Two Formal Complaints, DP-171/82 and DP-252/82 are before the Board for review. Respondent was retained in the first matter to defend an action on a monetary obligation. Respondent failed to take any action on his client's behalf and because a default was entered and a judgment obtained, the client’s property was subjected to garnishment and seizure. Because of Respondent’s neglect and refusal to assist and cooperate with the client properly, the client was forced to obtain substitute counsel and was precluded from asserting a potential set-off claim. Notwithstanding the fact that there is no prior history of discipline, this general type of neglect, aggravated by Respondent’s failure to answer the Request for Investigation resulting in default in these proceedings, could result in a suspension.

However, the Board has before it a finding of extremely grave misconduct, fully substantiated in the record, to-wit: the commingling and conversion of approximately $180,000. We amend the panel’s findings of fact to make more specific the status of $40,000-$50,000 of that amount. We find that this money also was the rightful property of the client. The complainant-client in this second matter paid a $2,000 retainer to Respondent to handle certain business matters and legal affairs over a period of time. During the attorney/client relationship Respondent received approximately $180,000 from the client. Some of these funds were deposited in a money market account with a brokerage firm, however, the funds were not properly identified, as required by Canon 9, as client trust funds. Moreover, approximately $30,000 in cash was deposited in Respondent’s personal checking account. While approximately $90,000 was eventually returned to the client and there was an accounting for an additional $40,000 to $45,000, we have found the client-complainant

is entitled to the remaining $40,000 to $50,000 (Hearing Panel Tr, p 81). Respondent has claimed that he is entitled to a substantial portion of the funds in question as remuneration for legal services rendered. However, when the client requested an itemized bill for legal services, the Respondent could not or would not produce one (Hearing Panel Tr, p 47-48). Eventually a bill for $75,000 was produced by the Respondent (Hearing Panel Exhibit 1)13).
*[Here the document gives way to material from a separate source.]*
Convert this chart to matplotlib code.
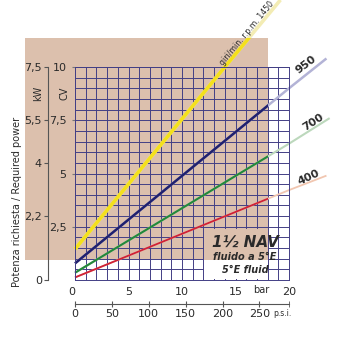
import numpy as np
import matplotlib
matplotlib.use('Agg')
import matplotlib.pyplot as plt
from matplotlib.patches import Rectangle

# pressure (bar) / power (CV) points, incl. the faded extensions
bar_1450 = [0, 14.0, 19.2]
cv_1450 = [1.45, 10.0, 13.15]
bar_950 = [0, 20, 23.5]
cv_950 = [0.78, 9.0, 10.4]
bar_700 = [0, 20, 23.8]
cv_700 = [0.34, 6.4, 7.6]
bar_400 = [0, 20, 23.5]
cv_400 = [0.12, 4.22, 4.9]

bar_ticks = [0, 5, 10, 15, 20]
cv_ticks = [2.5, 5, 7.5, 10]
cv_labels = ['2,5', '5', '7,5', '10']
kw_pos = [0, 3, 5.5, 7.5, 10]          # kW labels sit on CV positions
kw_labels = ['0', '2,2', '4', '5,5', '7,5']
psi_ticks = [0, 50, 100, 150, 200, 250]

TAN = '#dcc0ad'
GRID = '#433f85'
TXT = '#2a2a2a'
PX = 340.0

fig = plt.figure(figsize=(3.4, 3.4), dpi=100)
fig.patch.set_facecolor('white')

# shaded background (pixel box 25..268 x 38..260)
fig.add_artist(Rectangle((25 / PX, 1 - 260 / PX), (268 - 25) / PX, (260 - 38) / PX,
                         transform=fig.transFigure, fc=TAN, ec='none', zorder=-1))

ax = fig.add_axes([75 / PX, 60 / PX, 214 / PX, 213 / PX])
ax.set_facecolor('none')
ax.set_xlim(0, 20); ax.set_ylim(0, 10)
ax.set_axisbelow(True)

ax.set_xticks(bar_ticks, [str(b) for b in bar_ticks])
ax.set_xticks(np.arange(0, 21, 1), minor=True)
ax.set_yticks(cv_ticks, cv_labels)
ax.set_yticks(np.arange(0, 10.5, 0.5), minor=True)
ax.grid(which='both', color=GRID, lw=0.7)
ax.tick_params(axis='x', which='both', length=0, pad=5, labelsize=8, labelcolor=TXT)
ax.tick_params(axis='y', which='major', length=2, color='#777', pad=4, labelsize=8, labelcolor=TXT)
ax.tick_params(axis='y', which='minor', length=0)
ax.get_xticklabels()[0].set_horizontalalignment('right')
for s in ax.spines.values():
    s.set_color(GRID); s.set_linewidth(0.7)

# label box hides the grid
ax.add_patch(Rectangle((12.1, 0.94), 5.94, 1.46, fc=TAN, ec='none', zorder=1))
ax.add_patch(Rectangle((12.1, 0.05), 5.94, 0.89, fc='white', ec='none', zorder=1))
ax.text(15.9, 1.77, '1½ NAV', ha='center', va='center', fontsize=11,
        fontweight='bold', style='italic', color=TXT, zorder=3)
ax.text(15.9, 1.07, 'fluido a 5°E', ha='center', va='center', fontsize=7,
        fontweight='bold', style='italic', color=TXT, zorder=3)
ax.text(15.9, 0.47, '5°E fluid', ha='center', va='center', fontsize=7,
        fontweight='bold', style='italic', color=TXT, zorder=3)

# curves: faded full extent + saturated part inside the shaded area
series = [
    (bar_1450, cv_1450, '#f4e01c', '#f3ecb4', 2.6),
    (bar_950, cv_950, '#20206e', '#b3b3d6', 1.8),
    (bar_700, cv_700, '#23883a', '#bcd8bc', 1.5),
    (bar_400, cv_400, '#cf2136', '#f1c6b0', 1.3),
]
clip = Rectangle((-1, -1), 19.04, 12.35, transform=ax.transData)
for xs, ys, col, faded, lw in series:
    ax.plot(xs, ys, color=faded, lw=lw, clip_on=False, zorder=2, solid_capstyle='butt')
    ln, = ax.plot(xs, ys, color=col, lw=lw, zorder=2.1, solid_capstyle='butt')
    ln.set_clip_path(clip)

ax.text(16.05, 11.6, 'giri/min. r.p.m. 1450', rotation=50.5, ha='center', va='center',
        fontsize=5.6, color=TXT, clip_on=False)
ax.text(21.6, 10.1, '950', rotation=37, ha='center', va='center', fontsize=8,
        fontweight='bold', color=TXT, clip_on=False)
ax.text(22.3, 7.4, '700', rotation=33, ha='center', va='center', fontsize=8,
        fontweight='bold', color=TXT, clip_on=False)
ax.text(21.8, 4.83, '400', rotation=25, ha='center', va='center', fontsize=8,
        fontweight='bold', color=TXT, clip_on=False)

# kW scale on the left
kw = ax.secondary_yaxis((48 - 75) / 214)
kw.set_yticks(kw_pos, kw_labels)
kw.spines['left'].set_color('#555'); kw.spines['left'].set_linewidth(0.8)
kw.tick_params(length=3, color='#555', pad=1.5, labelsize=8, labelcolor=TXT)

# p.s.i. scale below
psi = ax.secondary_xaxis((280 - 304) / 213.0,
                         functions=(lambda b: b * 14.5038, lambda p: p / 14.5038))
psi.set_xticks(psi_ticks, [str(p) for p in psi_ticks])
psi.set_xticks([290], minor=True)
psi.spines['bottom'].set_color('#555'); psi.spines['bottom'].set_linewidth(0.8)
psi.tick_params(which='both', direction='inout', length=4, color='#555', pad=1.5,
                labelsize=8, labelcolor=TXT)

fig.text(38 / PX, 1 - 93 / PX, 'kW', rotation=90, ha='center', va='center', fontsize=7, color=TXT)
fig.text(65 / PX, 1 - 93 / PX, 'CV', rotation=90, ha='center', va='center', fontsize=7, color=TXT)
fig.text(17 / PX, 1 - 202 / PX, 'Potenza richiesta / Required power', rotation=90,
         ha='center', va='center', fontsize=7, color=TXT)
fig.text(261 / PX, 1 - 290 / PX, 'bar', ha='center', va='center', fontsize=7, color=TXT)
fig.text(282 / PX, 1 - 313 / PX, 'p.s.i.', ha='center', va='center', fontsize=5.5, color=TXT)

fig.savefig('out.png', dpi=100)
The legal fee was later reduced to $41,000 (Hearing Panel Tr. p 73), which the panel declined to characterize as excessive (Hearing Panel Report, p 4, line 19 and 20); however, very little of the fee was substantiated by documentation or itemization. The Board is left with a clear showing in the record of substantial commingling and conversion of client funds.
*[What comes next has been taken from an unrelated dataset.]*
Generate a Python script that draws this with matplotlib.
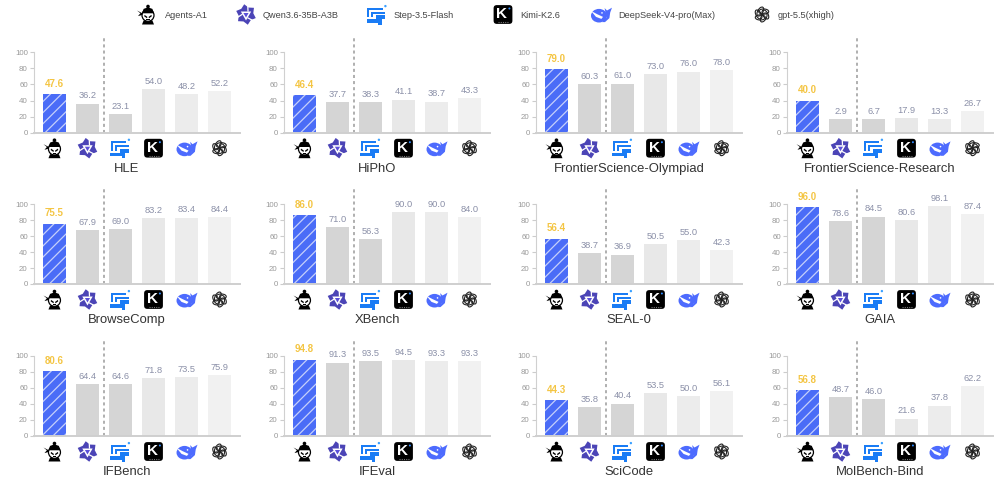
import numpy as np
import matplotlib
matplotlib.use("Agg")
from matplotlib import pyplot as plt
from matplotlib.patches import Circle, Ellipse, FancyBboxPatch, Polygon, Rectangle

plt.rcParams['font.family'] = ['Liberation Sans', 'DejaVu Sans']
plt.rcParams['hatch.color'] = '#c6d0fb'
plt.rcParams['hatch.linewidth'] = 0.9

W, H = 996, 491

models = ['Agents-A1', 'Qwen3.6-35B-A3B', 'Step-3.5-Flash', 'Kimi-K2.6',
          'DeepSeek-V4-pro(Max)', 'gpt-5.5(xhigh)']
icons = ['agent', 'qwen', 'step', 'kimi', 'whale', 'gpt']

# benchmark names, rows left to right
names = ['HLE', 'HiPhO', 'FrontierScience-Olympiad', 'FrontierScience-Research',
         'BrowseComp', 'XBench', 'SEAL-0', 'GAIA',
         'IFBench', 'IFEval', 'SciCode', 'MolBench-Bind']

hle = [47.6, 36.2, 23.1, 54.0, 48.2, 52.2]
hipho = [46.4, 37.7, 38.3, 41.1, 38.7, 43.3]
fs_olympiad = [79.0, 60.3, 61.0, 73.0, 76.0, 78.0]
fs_research = [40.0, 2.9, 6.7, 17.9, 13.3, 26.7]
browsecomp = [75.5, 67.9, 69.0, 83.2, 83.4, 84.4]
xbench = [86.0, 71.0, 56.3, 90.0, 90.0, 84.0]
seal0 = [56.4, 38.7, 36.9, 50.5, 55.0, 42.3]
gaia = [96.0, 78.6, 84.5, 80.6, 98.1, 87.4]
ifbench = [80.6, 64.4, 64.6, 71.8, 73.5, 75.9]
ifeval = [94.8, 91.3, 93.5, 94.5, 93.3, 93.3]
scicode = [44.3, 35.8, 40.4, 53.5, 50.0, 56.1]
molbench = [56.8, 48.7, 46.0, 21.6, 37.8, 62.2]
scores = [hle, hipho, fs_olympiad, fs_research, browsecomp, xbench,
          seal0, gaia, ifbench, ifeval, scicode, molbench]

# the small bars of this panel are drawn taller than their labels say
fs_research_heights = [40.0, 17.0, 17.0, 17.9, 17.0, 26.7]

bar_colors = ['#4a6cf7', '#d5d5d5', '#d5d5d5', '#e8e8e8', '#ececec', '#f1f1f1']
col_left = [34, 284, 536, 787]
row_top = [52.3, 204.3, 355.7]
row_bottom = [132.7, 284.0, 436.0]
axes_w = 206
yticks = [0, 20, 40, 60, 80, 100]


def shape(o, x, y, s, pts, color):
	o.add_patch(Polygon([(x + a*s, y + b*s) for a, b in pts], fc=color, ec='none'))


def draw_agent(o, x, y, s):
	# shoulders, face, hair and the headband tails
	shape(o, x, y, s, [(-.3, .5), (-.22, .3), (.22, .3), (.3, .5)], 'black')
	o.add_patch(Circle((x, y + 0.04*s), 0.3*s, fc='white', ec='black', lw=0.9))
	shape(o, x, y, s, [(-.3, -.06), (-.22, -.28), (0, -.36), (.22, -.28), (.3, -.06)], 'black')
	o.add_patch(Circle((x, y - 0.4*s), 0.09*s, fc='black'))
	shape(o, x, y, s, [(-.55, -.2), (-.28, -.06), (-.28, .02), (-.5, .08), (-.38, -.06)], 'black')
	shape(o, x, y, s, [(-.17, .02), (-.03, .12), (-.05, .19), (-.19, .09)], 'black')
	shape(o, x, y, s, [(.17, .02), (.03, .12), (.05, .19), (.19, .09)], 'black')
	o.add_patch(Rectangle((x - 0.08*s, y + 0.24*s), 0.16*s, 0.03*s, fc='black'))


def draw_qwen(o, x, y, s):
	c = '#4b44b6'
	outer = []
	for i in range(12):
		rad = 0.52 if i % 2 == 0 else 0.37
		t = np.radians(100 + i*30)
		outer.append((rad*np.cos(t), -rad*np.sin(t)))
	shape(o, x, y, s, outer, c)
	ring = [(0.3*np.cos(np.radians(a)), -0.3*np.sin(np.radians(a))) for a in [-90, 30, 150]]
	shape(o, x, y, s, ring, '#ffffff')
	tri = [(0.15*np.cos(np.radians(a)), -0.15*np.sin(np.radians(a))) for a in [-90, 30, 150]]
	shape(o, x, y, s, tri, '#5c50d8')
	# white notches in the frame
	for a in [60, 180, 300]:
		t = np.radians(a)
		o.plot([x + 0.2*s*np.cos(t), x + 0.5*s*np.cos(t + 0.35)],
			   [y - 0.2*s*np.sin(t), y - 0.5*s*np.sin(t + 0.35)], color='white', lw=0.9)


def draw_step(o, x, y, s):
	c = '#1a7cf5'
	shape(o, x, y, s, [(-.48, .14), (-.38, .14), (-.38, -.24), (.3, -.24), (.3, -.34), (-.48, -.34)], c)
	shape(o, x, y, s, [(-.28, .14), (-.18, .14), (-.18, -.04), (.42, -.04), (.42, -.14), (-.28, -.14)], c)
	shape(o, x, y, s, [(-.5, .22), (-.04, .22), (-.04, .04), (.42, .04), (.42, .24), (.24, .24),
					   (.24, .5), (.06, .5), (.06, .4), (-.5, .4)], c)
	o.add_patch(Circle((x + 0.42*s, y - 0.42*s), 0.06*s, fc='#3aa0ff'))


def draw_kimi(o, x, y, s):
	o.add_patch(FancyBboxPatch((x - 0.47*s, y - 0.47*s), 0.94*s, 0.94*s,
							   boxstyle='round,pad=0,rounding_size=%f' % (0.16*s), fc='black', ec='none'))
	o.text(x - 0.06*s, y - 0.02*s, 'K', color='white', fontsize=0.55*s, fontweight='bold', ha='center', va='center')
	o.add_patch(Circle((x + 0.32*s, y - 0.3*s), 0.05*s, fc='#2f8bff'))
	o.plot([x - 0.25*s, x + 0.3*s], [y + 0.37*s, y + 0.37*s], color='#777777', lw=0.8, ls=(0, (1, 1)))


def draw_whale(o, x, y, s):
	c = '#4d6bfe'
	o.add_patch(Ellipse((x - 0.1*s, y + 0.06*s), 0.8*s, 0.68*s, fc=c))
	shape(o, x, y, s, [(.05, .38), (.28, .16), (.22, -.12), (.18, -.32), (.3, -.2), (.55, -.34),
					   (.46, -.1), (.42, .18), (.2, .38)], c)
	shape(o, x, y, s, [(-.5, -.18), (-.2, -.02), (.1, .12), (.02, .22), (-.25, .12)], 'white')
	o.add_patch(Circle((x + 0.05*s, y - 0.08*s), 0.04*s, fc='white'))


def draw_gpt(o, x, y, s):
	for a in range(0, 360, 60):
		t = np.radians(a)
		o.add_patch(Ellipse((x + 0.17*s*np.cos(t), y + 0.17*s*np.sin(t)), 0.5*s, 0.26*s,
							angle=a + 60, fc='none', ec='#222222', lw=0.8))


draw_funcs = {'agent': draw_agent, 'qwen': draw_qwen, 'step': draw_step,
			  'kimi': draw_kimi, 'whale': draw_whale, 'gpt': draw_gpt}

fig = plt.figure(figsize=(W/100, H/100), dpi=100)

# overlay in pixel coordinates for the logos and the legend row
over = fig.add_axes([0, 0, 1, 1], zorder=5)
over.set_xlim(0, W)
over.set_ylim(H, 0)
over.axis('off')

legend_icon_x = [148, 246, 377, 503, 601, 762]
legend_text_x = [165, 262.7, 394, 520.7, 618, 778]
for i in range(len(models)):
	draw_funcs[icons[i]](over, legend_icon_x[i], 14.5, 20)
	over.text(legend_text_x[i], 15, models[i], fontsize=6.55, color='#444444', va='center', ha='left')

for n in range(len(names)):
	r = n // 4
	c = n % 4
	left = col_left[c]
	top = row_top[r]
	bottom = row_bottom[r]
	ax = fig.add_axes([left/W, 1 - bottom/H, axes_w/W, (bottom - top)/H])
	ax.patch.set_alpha(0)
	vals = scores[n]
	heights = fs_research_heights if names[n] == 'FrontierScience-Research' else vals
	x = np.arange(len(vals))
	bars = ax.bar(x, heights, width=0.7, color=bar_colors, linewidth=0)
	bars[0].set_hatch('///')
	for i in range(len(vals)):
		if i == 0:
			ax.text(x[i], heights[i] + 7, '%.1f' % vals[i], color='#f4c543', fontsize=7,
					ha='center', va='bottom', fontweight='bold')
		else:
			ax.text(x[i], heights[i] + 4, '%.1f' % vals[i], color='#8b90a8', fontsize=6.7,
					ha='center', va='bottom')
	ax.plot([1.5, 1.5], [0, 119], color='#9a9a9a', lw=1.1, ls=(0, (2, 2)), clip_on=False)
	ax.set_xlim(-0.62, 5.62)
	ax.set_ylim(0, 100)
	ax.set_xticks([])
	ax.set_yticks(yticks)
	ax.tick_params(axis='y', labelsize=5.7, labelcolor='#999999', color='#cccccc', length=3, width=0.8, pad=1.5)
	for s in ['top', 'right']:
		ax.spines[s].set_visible(False)
	ax.spines['left'].set_color('#d0d0d0')
	ax.spines['left'].set_linewidth(0.8)
	ax.spines['bottom'].set_color('#cfcfcf')
	ax.spines['bottom'].set_linewidth(1.4)
	for i in range(len(vals)):
		cx = left + (x[i] + 0.62) * axes_w / 6.24
		draw_funcs[icons[i]](over, cx, bottom + 15.5, 20)
	over.text(left + axes_w/2 - 10, bottom + 36.2, names[n], fontsize=9.35, color='#333333',
			  ha='center', va='center')

fig.savefig('out.png', dpi=100)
A review of similar cases involving commingling and conversion of and failure to account for client funds points out the inadequacy of the sanction imposed by the panel in this case. E.g., Grievance Administrator v Baun, File No. 32207-A (April 1979), Grievance Administrator v Goldberg, File No. DP-2/80 (September, 1981), Grievance Administrator v Zdorodowski, File No. DP-141/81 (1982), Grievance Administrator v Kostecke, File No. DP-117/80 (1980), Grievance Administrator v Moskal, File Nos. 34966-A and 35104-A (May 1979). The discipline in these cases has ranged from suspension of 3 years to revocation of license. In the present case, we do not order revocation in deference to the hearing panel's assessment of Respondent’s statement in mitigation which included references to his recent divorce and his alcoholism, and in consideration of no prior record of discipline since admission to the Bar in 1963. It is noted that Respondent had not obtained treatment for alcoholism at the time of the panel hearing. Respondent will be required to undergo reinstatement proceedings and recertification by the Michigan State Board of Law Examiners, should he seek readmission.
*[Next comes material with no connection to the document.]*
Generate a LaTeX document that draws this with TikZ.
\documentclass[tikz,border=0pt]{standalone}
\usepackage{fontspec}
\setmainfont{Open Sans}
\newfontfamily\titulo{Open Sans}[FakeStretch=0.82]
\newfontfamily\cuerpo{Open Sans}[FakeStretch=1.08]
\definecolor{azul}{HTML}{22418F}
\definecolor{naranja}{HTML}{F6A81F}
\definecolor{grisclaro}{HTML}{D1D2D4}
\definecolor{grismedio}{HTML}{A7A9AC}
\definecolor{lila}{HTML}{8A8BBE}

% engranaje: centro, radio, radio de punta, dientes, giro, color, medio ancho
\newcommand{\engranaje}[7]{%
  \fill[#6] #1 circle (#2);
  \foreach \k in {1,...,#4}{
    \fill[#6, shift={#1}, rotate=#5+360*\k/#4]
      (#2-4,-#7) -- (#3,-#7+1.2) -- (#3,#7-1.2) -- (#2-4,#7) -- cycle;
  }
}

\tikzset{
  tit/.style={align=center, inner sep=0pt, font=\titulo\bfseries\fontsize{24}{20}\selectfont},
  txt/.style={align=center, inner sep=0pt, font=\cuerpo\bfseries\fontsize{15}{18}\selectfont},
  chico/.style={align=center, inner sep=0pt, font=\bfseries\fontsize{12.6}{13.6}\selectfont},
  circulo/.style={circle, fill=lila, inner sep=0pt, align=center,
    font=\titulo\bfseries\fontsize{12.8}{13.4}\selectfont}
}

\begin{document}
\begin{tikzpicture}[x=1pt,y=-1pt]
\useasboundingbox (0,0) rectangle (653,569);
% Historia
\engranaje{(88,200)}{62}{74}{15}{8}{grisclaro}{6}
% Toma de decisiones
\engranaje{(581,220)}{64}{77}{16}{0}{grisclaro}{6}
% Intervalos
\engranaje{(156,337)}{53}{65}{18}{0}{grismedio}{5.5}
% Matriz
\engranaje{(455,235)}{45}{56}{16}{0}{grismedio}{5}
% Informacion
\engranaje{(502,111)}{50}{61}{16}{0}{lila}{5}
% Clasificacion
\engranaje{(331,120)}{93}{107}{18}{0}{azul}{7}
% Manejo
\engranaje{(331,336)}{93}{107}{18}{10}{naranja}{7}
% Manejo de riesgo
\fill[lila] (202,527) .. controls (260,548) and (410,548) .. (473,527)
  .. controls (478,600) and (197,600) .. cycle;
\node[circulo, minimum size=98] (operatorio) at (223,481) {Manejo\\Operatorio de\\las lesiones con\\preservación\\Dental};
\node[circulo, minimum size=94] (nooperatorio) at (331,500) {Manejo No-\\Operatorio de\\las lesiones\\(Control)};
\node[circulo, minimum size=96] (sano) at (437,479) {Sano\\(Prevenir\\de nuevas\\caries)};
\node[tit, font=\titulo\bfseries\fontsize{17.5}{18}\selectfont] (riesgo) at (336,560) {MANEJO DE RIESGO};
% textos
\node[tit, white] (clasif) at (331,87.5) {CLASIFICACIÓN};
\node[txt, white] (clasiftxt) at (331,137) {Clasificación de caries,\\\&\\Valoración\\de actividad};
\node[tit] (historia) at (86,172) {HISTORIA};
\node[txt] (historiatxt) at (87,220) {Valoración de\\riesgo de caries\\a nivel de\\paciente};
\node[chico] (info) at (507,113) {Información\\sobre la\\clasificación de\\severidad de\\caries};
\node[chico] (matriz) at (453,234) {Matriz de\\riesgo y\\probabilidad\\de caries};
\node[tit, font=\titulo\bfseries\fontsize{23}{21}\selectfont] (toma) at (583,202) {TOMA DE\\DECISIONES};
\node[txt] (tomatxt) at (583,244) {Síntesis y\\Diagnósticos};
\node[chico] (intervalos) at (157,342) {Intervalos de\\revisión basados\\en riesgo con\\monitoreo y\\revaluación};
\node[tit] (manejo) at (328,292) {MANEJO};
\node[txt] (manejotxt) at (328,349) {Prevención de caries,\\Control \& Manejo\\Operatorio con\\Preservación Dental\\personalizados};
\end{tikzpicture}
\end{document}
The Grievance Administrator, based upon the entry of a default, which was not set aside, has challenged the right of the Respondent to submit a statement in mitigation to the hearing panel. The Respondent did not examine the witnesses or take any other action which would actually constitute assertion of a defense to the allegations in the Formal Complaint. Although an unsworn statement is not evidence, the Board has ruled that a defaulted party may submit evidence relevant to the level of discipline. Grievance Administrator v Elston, File DP-144.82 (1983)(leave to appeal denied by the Michigan Supreme Court).

The record also reflects that the monetary transaction between the client and the Respondent was part of a plan to avoid outstanding obligations to creditors by concealing assets of the client whose business was apparently facing imminent financial danger (Hearing Panel Report, p 4). While the creditor-avoidance aspect of the case is not embodied in the factual allegations of the Formal Complaint, it is evidence relevant to the appropriate disciplinary sanction to be imposed and, when taken together with the misappropriation of funds, it has an aggravating influence in the assessment of proper sanction. The misconduct is further aggravated by Respondent’s failure to cooperate with . . . “the Court and [complainant's substitute] Counsel . . .”. (Panel Report, p 4, lines 5-7).

Other factors leading us to increase the panel's order of discipline include Respondent’s failure to file an accounting with the Court and his failure, as well, to answer the Complaint.